'Halt and Catch Fire' Boss Defends Show Title

"We have a geeky love affair with it," said Jonathan Lisco
AMC

Raise your hand if you know what what term "Halt and Catch Fire" means.

No? Exactly. So it's no wonder why there was some confusion last year surrounding the launch of AMC's tech series of the same name. It wasn't anything like the revolutionary war drama the cable network had premiered just months earlier (see Turn). It's a period piece that explores the personal computer boom of the 1980s. (For the record, "Halt and Catch Fire" was an early computer command that ceased the machine's function.)
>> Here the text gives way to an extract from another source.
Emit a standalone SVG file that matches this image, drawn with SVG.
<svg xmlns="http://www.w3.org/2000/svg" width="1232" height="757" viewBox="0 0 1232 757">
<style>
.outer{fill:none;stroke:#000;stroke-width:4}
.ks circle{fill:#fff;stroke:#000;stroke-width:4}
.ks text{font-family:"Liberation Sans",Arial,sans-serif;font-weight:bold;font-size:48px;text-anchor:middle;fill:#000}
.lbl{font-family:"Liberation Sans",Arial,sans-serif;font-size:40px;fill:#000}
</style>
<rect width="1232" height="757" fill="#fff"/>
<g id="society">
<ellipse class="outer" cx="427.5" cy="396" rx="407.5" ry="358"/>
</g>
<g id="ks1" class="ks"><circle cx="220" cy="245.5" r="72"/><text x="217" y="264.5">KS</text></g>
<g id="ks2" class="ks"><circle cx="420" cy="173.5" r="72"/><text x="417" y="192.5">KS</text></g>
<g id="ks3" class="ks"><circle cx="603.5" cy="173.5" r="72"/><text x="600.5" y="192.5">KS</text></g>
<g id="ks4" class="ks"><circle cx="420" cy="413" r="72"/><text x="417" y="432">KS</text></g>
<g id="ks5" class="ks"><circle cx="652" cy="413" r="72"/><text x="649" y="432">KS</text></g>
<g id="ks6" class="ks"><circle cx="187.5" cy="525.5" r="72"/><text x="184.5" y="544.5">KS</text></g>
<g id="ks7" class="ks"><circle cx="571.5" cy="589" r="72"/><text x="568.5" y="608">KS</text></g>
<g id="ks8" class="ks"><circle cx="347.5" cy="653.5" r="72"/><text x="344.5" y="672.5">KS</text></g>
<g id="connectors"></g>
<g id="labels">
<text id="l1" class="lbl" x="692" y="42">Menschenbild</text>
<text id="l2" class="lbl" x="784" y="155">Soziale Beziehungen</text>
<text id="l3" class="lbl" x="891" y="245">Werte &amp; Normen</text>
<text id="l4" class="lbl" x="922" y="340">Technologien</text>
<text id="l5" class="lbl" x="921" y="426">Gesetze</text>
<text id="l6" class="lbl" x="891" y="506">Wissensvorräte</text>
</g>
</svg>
Read more AMC's 'Halt and Catch Fire': Producers, Cast on the Tech Show Boom

But when The Hollywood Reporter asked showrunner Jonathan Lisco about the title Saturday morning at the Television Critics Association press tour, he only defended the name — even though many cite it as one of the reasons the show pulled such a modest audience. "There was a lot of discussion about the title, let’s face it. We love the metaphor," he said on stage. "Are we being too writerly? Are we being too actorly? Perhaps, but we’re really hoping that once people know what the title means, they can invest in all the metaphorical significance of it."
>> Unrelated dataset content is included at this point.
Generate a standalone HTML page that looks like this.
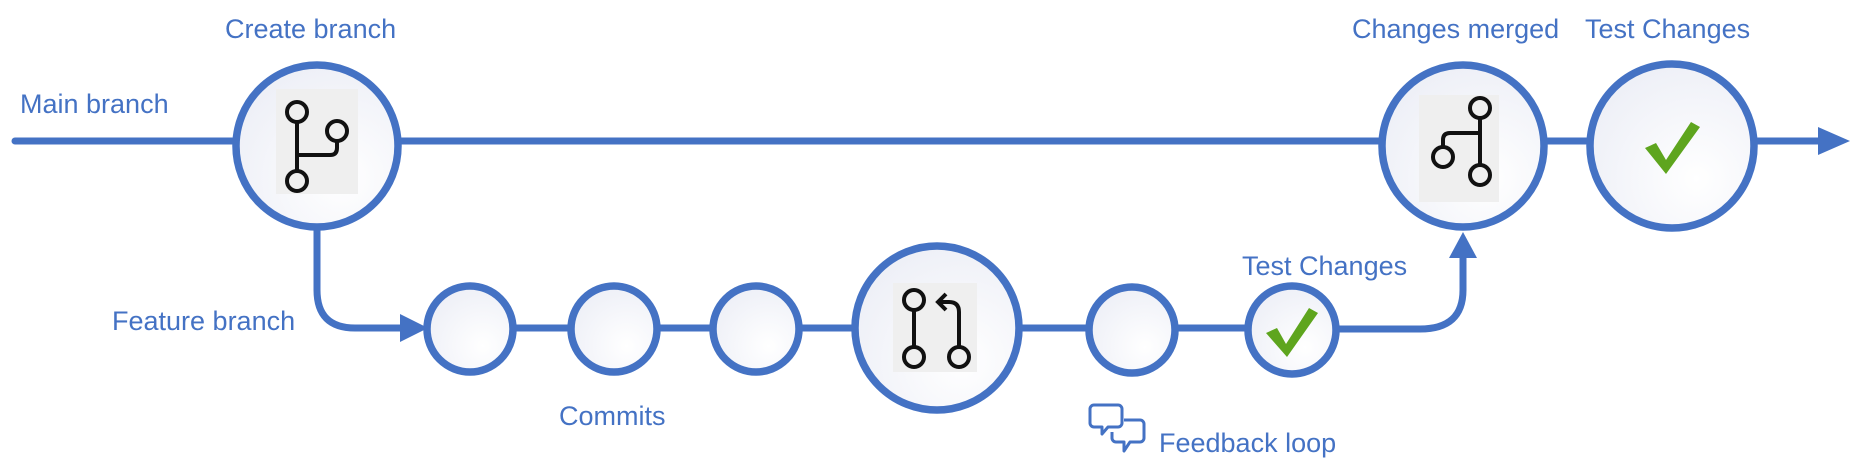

Lisco insisted that viewers will pick up on a deeper meaning beyond the technical computer term if they stick with the show. "Sure, it's a little opaque, but if you really dig in after you’ve watched season one and hopefully watch season two, you find that these people must keep running, they must keep striving, and they must keep grasping at the future, lest they catch fire. If they stand still and halt, they catch fire also," he continued. "So there’s really no choice for them except for to move forward in life. So we love the title. We have a geeky love affair with it, but we understand why some people might find it a little difficult to grasp at first. 
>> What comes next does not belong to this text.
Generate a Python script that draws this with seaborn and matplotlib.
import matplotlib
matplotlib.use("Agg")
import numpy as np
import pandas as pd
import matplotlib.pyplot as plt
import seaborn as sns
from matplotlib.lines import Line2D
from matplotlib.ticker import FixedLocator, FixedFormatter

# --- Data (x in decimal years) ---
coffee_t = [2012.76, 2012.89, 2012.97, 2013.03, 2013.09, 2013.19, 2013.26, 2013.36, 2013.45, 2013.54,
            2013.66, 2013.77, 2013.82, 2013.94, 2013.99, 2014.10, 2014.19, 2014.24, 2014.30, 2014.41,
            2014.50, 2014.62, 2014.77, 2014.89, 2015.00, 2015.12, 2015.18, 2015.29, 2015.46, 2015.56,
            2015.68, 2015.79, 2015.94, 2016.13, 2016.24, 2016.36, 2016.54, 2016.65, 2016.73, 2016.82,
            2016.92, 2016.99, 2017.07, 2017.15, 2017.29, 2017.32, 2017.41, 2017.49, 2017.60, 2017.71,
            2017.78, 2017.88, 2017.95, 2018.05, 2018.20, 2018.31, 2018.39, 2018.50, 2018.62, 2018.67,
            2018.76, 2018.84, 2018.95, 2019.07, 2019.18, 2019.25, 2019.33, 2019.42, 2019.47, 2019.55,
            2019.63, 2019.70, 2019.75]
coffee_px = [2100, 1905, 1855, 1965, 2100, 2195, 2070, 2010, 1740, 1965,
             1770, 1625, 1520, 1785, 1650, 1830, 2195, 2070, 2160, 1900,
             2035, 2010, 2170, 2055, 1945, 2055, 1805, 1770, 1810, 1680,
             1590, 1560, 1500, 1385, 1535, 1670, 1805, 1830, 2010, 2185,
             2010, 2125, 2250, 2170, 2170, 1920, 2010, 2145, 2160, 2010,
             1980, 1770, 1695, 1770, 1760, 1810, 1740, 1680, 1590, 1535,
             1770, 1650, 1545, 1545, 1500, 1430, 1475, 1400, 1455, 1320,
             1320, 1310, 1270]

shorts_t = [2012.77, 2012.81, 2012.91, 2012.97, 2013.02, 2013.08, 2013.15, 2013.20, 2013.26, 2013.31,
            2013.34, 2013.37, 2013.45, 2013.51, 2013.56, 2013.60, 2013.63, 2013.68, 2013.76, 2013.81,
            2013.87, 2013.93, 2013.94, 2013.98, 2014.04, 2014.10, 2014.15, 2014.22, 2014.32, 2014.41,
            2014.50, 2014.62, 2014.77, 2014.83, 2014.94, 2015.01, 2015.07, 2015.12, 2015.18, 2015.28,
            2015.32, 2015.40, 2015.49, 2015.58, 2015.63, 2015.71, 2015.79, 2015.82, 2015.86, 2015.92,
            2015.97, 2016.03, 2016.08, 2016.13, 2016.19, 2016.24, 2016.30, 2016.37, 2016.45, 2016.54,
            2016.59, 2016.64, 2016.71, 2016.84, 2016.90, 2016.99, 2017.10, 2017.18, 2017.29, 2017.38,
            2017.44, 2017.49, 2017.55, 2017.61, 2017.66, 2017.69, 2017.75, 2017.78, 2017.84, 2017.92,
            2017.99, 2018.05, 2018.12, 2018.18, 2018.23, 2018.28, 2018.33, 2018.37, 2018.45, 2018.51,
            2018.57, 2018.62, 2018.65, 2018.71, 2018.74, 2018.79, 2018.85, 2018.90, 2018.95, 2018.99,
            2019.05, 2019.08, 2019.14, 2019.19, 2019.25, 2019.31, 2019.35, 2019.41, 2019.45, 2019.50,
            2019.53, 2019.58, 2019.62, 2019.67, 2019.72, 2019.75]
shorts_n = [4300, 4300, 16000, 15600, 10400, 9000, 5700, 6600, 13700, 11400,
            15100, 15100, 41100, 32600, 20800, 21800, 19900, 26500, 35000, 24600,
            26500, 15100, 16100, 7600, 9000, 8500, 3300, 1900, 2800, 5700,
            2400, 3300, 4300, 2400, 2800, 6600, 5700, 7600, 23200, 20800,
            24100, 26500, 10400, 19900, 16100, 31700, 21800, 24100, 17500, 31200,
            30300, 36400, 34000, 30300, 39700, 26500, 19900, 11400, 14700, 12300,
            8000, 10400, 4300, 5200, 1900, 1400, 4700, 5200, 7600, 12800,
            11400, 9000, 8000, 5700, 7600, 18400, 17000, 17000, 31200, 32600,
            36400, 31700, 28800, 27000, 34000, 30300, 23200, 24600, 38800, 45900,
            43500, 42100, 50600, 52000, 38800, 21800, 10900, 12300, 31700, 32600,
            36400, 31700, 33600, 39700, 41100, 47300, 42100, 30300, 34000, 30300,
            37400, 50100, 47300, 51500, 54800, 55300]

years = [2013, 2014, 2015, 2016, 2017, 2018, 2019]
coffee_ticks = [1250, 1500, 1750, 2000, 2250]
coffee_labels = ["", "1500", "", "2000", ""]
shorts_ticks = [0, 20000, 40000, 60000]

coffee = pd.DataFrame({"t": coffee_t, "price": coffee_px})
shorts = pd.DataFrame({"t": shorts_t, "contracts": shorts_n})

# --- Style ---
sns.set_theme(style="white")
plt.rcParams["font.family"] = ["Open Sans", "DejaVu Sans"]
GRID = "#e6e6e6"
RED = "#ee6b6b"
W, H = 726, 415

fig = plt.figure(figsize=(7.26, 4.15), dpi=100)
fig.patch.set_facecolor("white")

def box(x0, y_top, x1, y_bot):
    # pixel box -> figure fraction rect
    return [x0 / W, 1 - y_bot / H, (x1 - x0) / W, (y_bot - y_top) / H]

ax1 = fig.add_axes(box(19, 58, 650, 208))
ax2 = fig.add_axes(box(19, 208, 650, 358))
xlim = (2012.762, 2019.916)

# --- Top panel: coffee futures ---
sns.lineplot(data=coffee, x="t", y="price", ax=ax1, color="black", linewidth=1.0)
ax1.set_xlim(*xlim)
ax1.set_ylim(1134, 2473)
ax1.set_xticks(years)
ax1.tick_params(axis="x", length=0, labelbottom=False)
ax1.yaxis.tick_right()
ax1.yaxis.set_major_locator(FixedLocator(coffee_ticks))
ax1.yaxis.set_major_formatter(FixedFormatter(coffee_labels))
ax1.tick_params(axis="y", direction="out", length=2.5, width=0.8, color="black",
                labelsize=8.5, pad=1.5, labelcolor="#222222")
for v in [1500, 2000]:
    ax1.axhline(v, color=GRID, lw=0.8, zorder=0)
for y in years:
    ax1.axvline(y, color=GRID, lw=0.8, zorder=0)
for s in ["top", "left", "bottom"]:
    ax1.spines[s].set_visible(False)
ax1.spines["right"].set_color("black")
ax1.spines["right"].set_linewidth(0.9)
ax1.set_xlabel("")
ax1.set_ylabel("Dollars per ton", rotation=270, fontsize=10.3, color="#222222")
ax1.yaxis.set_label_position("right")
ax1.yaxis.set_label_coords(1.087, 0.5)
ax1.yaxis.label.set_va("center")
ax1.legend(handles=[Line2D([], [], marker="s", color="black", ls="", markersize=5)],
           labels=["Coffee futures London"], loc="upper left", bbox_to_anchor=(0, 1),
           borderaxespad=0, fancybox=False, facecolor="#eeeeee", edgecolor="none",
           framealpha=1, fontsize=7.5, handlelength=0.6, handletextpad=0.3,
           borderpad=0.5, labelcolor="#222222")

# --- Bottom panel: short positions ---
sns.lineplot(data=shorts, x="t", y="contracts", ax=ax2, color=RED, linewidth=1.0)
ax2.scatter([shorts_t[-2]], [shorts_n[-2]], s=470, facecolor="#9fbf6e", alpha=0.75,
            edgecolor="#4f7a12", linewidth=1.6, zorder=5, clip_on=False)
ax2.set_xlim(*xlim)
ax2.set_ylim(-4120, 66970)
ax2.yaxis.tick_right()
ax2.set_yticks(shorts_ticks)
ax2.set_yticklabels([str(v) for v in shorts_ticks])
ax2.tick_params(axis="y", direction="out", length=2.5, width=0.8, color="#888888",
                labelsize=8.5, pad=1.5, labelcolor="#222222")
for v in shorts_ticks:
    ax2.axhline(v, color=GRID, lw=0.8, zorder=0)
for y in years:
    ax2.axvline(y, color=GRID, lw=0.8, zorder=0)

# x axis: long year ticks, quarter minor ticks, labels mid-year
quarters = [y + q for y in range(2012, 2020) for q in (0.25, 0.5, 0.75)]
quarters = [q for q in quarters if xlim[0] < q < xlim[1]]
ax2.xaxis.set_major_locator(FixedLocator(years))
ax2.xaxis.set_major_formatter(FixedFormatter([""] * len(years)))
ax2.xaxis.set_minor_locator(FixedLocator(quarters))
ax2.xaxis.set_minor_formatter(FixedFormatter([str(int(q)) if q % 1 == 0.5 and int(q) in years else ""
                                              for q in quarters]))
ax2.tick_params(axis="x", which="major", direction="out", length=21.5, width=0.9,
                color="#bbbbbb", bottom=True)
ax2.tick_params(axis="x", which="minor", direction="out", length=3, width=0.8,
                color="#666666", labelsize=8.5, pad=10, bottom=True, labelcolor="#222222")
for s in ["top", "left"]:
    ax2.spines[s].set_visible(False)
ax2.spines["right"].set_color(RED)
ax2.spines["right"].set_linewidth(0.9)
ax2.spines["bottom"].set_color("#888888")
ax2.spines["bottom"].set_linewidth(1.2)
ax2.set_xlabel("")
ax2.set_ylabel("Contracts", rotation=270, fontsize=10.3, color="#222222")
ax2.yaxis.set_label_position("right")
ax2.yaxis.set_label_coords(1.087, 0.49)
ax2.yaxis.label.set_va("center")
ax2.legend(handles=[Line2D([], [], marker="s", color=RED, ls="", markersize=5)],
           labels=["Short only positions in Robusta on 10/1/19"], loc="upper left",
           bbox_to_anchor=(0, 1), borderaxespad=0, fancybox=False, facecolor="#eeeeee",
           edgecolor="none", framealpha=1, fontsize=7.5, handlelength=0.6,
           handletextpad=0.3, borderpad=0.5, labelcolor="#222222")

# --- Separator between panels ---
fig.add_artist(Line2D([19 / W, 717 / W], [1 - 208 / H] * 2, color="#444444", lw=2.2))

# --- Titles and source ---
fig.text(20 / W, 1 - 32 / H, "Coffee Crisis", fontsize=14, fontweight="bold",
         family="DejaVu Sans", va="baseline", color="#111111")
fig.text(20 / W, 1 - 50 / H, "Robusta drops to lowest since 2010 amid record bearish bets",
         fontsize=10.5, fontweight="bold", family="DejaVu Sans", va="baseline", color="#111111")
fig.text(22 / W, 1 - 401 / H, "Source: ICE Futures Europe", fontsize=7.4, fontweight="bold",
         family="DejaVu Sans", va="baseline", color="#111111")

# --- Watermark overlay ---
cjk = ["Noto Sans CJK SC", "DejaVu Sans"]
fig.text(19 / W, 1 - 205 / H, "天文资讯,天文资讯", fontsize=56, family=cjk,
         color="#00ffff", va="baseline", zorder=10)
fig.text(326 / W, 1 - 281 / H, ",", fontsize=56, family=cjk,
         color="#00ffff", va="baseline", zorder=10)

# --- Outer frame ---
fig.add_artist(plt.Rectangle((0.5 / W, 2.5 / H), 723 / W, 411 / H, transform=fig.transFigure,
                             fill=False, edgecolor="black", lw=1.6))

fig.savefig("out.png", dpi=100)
Read more 'Halt and Catch Fire' Renewed at AMC

The second season renewal came as a bit of a surprise last year, as Halt averaged a mere 1.2 million viewers. But network president Charlie Collier insisted on giving the show time to grow, despite that ratings disappointment. The upcoming season, which bows this spring, will take place 15 months later in March of 1985 and will center on "the fragility of human connectivity."